■ **PROVIDED ENTRIES**
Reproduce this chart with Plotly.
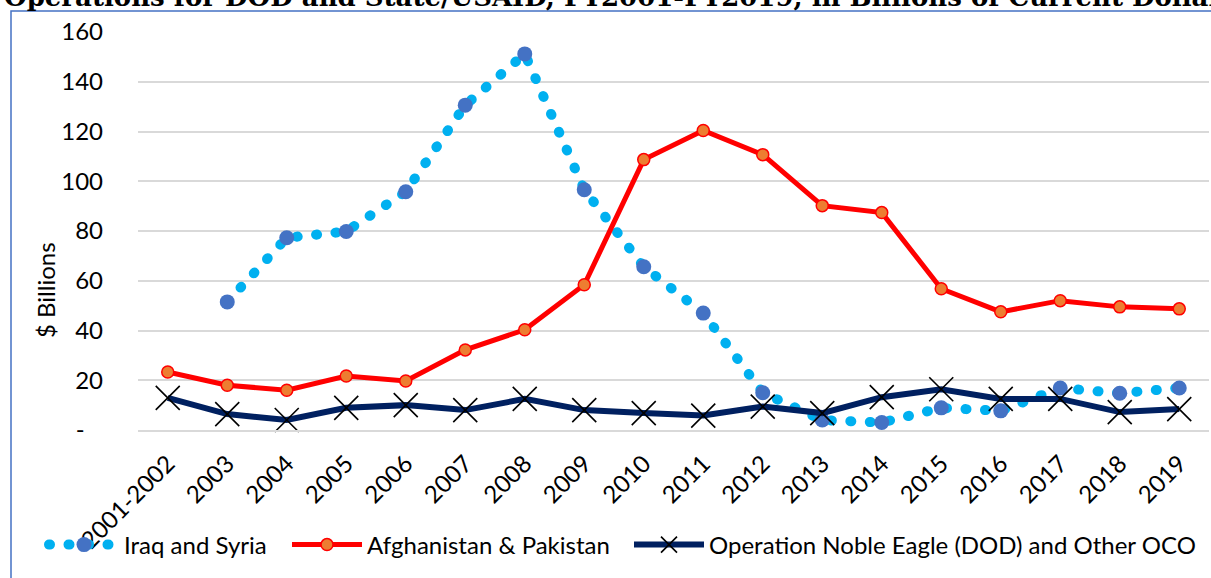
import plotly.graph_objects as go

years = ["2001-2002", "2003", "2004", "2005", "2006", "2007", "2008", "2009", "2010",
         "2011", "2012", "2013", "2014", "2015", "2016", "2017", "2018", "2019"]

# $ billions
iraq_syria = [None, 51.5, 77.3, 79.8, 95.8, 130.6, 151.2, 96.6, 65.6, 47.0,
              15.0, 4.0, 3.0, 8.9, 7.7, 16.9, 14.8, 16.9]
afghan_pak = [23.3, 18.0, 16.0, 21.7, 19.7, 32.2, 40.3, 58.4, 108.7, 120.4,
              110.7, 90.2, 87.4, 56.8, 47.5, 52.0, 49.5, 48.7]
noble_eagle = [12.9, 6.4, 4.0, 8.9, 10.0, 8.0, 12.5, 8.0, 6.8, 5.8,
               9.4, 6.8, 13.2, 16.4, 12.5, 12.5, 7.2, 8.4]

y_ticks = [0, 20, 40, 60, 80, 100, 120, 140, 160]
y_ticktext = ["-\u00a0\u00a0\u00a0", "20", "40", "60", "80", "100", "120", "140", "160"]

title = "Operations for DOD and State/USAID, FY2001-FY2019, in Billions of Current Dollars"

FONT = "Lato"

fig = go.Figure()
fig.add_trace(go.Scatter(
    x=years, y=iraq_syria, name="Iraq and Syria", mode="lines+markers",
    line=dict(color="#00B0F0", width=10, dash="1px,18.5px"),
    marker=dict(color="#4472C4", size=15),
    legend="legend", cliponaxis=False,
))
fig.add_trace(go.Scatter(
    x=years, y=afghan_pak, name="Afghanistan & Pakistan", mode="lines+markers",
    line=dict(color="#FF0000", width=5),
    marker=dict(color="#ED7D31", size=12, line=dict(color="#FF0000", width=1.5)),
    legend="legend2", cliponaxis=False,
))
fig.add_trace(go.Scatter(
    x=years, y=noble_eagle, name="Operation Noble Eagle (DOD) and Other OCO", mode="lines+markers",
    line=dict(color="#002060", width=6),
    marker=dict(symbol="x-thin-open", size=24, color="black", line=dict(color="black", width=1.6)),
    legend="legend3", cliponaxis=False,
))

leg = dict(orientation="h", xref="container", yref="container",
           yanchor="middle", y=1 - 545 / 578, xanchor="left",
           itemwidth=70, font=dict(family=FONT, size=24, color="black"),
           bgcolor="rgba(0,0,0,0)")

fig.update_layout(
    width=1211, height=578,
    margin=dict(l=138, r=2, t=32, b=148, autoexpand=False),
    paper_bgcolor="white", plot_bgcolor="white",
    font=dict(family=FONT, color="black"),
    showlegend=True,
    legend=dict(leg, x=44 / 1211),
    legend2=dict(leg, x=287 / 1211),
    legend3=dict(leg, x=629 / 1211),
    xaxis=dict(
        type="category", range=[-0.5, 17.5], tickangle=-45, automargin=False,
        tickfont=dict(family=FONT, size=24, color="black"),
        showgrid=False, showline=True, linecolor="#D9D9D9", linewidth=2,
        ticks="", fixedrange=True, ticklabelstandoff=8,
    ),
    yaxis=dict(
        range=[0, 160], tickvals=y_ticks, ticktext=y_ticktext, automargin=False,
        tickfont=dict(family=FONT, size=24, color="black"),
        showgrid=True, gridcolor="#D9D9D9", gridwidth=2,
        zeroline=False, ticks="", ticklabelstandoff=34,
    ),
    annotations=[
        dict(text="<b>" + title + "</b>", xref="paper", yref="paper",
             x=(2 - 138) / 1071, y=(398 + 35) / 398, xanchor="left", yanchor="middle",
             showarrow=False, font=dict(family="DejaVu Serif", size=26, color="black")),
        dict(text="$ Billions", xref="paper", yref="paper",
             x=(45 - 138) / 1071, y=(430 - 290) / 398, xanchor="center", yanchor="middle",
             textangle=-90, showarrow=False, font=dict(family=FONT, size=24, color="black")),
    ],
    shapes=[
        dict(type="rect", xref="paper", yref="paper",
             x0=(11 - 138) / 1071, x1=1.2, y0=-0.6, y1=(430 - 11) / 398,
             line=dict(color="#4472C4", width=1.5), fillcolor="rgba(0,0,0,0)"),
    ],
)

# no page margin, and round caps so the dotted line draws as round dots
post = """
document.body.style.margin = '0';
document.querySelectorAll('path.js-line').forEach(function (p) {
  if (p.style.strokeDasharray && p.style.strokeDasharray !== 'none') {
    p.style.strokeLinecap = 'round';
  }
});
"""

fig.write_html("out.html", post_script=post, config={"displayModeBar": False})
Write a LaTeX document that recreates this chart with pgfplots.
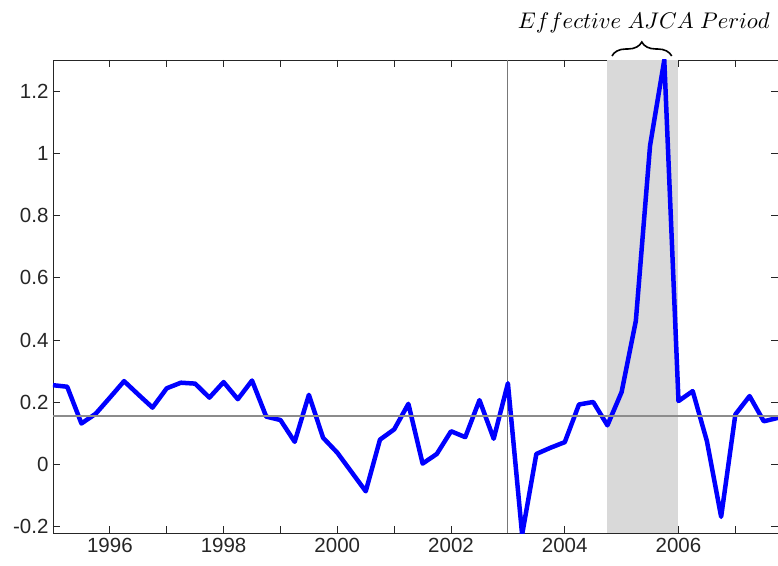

■ **WHAT YOU NEED TO DO**
Gather up every line in the data above that contains the word "this", copying each one.

■ **THE RESPONSE**
Reproduce this chart with Plotly.
Write a LaTeX document that recreates this chart with pgfplots.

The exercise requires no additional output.